Is there an Algorithm for calculating the drawn distance between equally spaced lines?

OK, well this is possible. Whether this is the best way or not, I would not know, but it will work. First let's establish a base line (representing the bottom edge of your diagram). Draw a sketch representing a side view of this.

Suppose your eye-level is at point A, at a height of, say 5 feet, and your feet are point B (directly below A, of course) So AB = 5 feet.

And suppose that the first line of tiles is at point C, 5 feet in front of you. So BC = 5 feet.

Imagine a vertical sheet of glass standing at point C. The distances which you require to find are the heights, h, at which your line of sight to the lines between tile-edges intersect the sheet of glass ; let this point on the glass be K.

Consider a particular line, L, and let it's distance from B be x.

There is a triangle ABL, whose height = 5, and base = x.

Another triangle, similar to ABL, is KCL, whose height = h, and base = (x - 5)

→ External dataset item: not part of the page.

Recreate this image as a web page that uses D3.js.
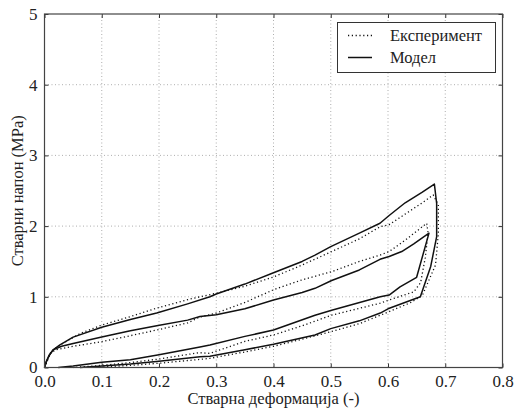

So 5/x = h/(x - 5), from which

h = 5(x - 5) / x

Since we are imagining that the bottom edge of your diagram is at a distance of 5 feet, then the distances BL to the first, second, third, etc horizontal lines are 6, 7, 8 feet, and so on. So you can prepare a table :

. x . . . . .5(x - 5) / x . . . . . differences

---- . . . --------------- . . . . --------------

. 6 . . . . . . 0.833

. 7 . . . . . . 1.429 . .. . . . . . . 0.596

. 8. . . . . . .1.875 . .. . . . . . . 0.446

. 9 . . . . . . 2.222 . .. . . . . . . 0.347

. etc

So whatever measurement you select to represent the width of a tile is multiplied by the number in the "difference" column to give the distance to the second, third, fourth lines of tiles. Which is what I think that you are seeking.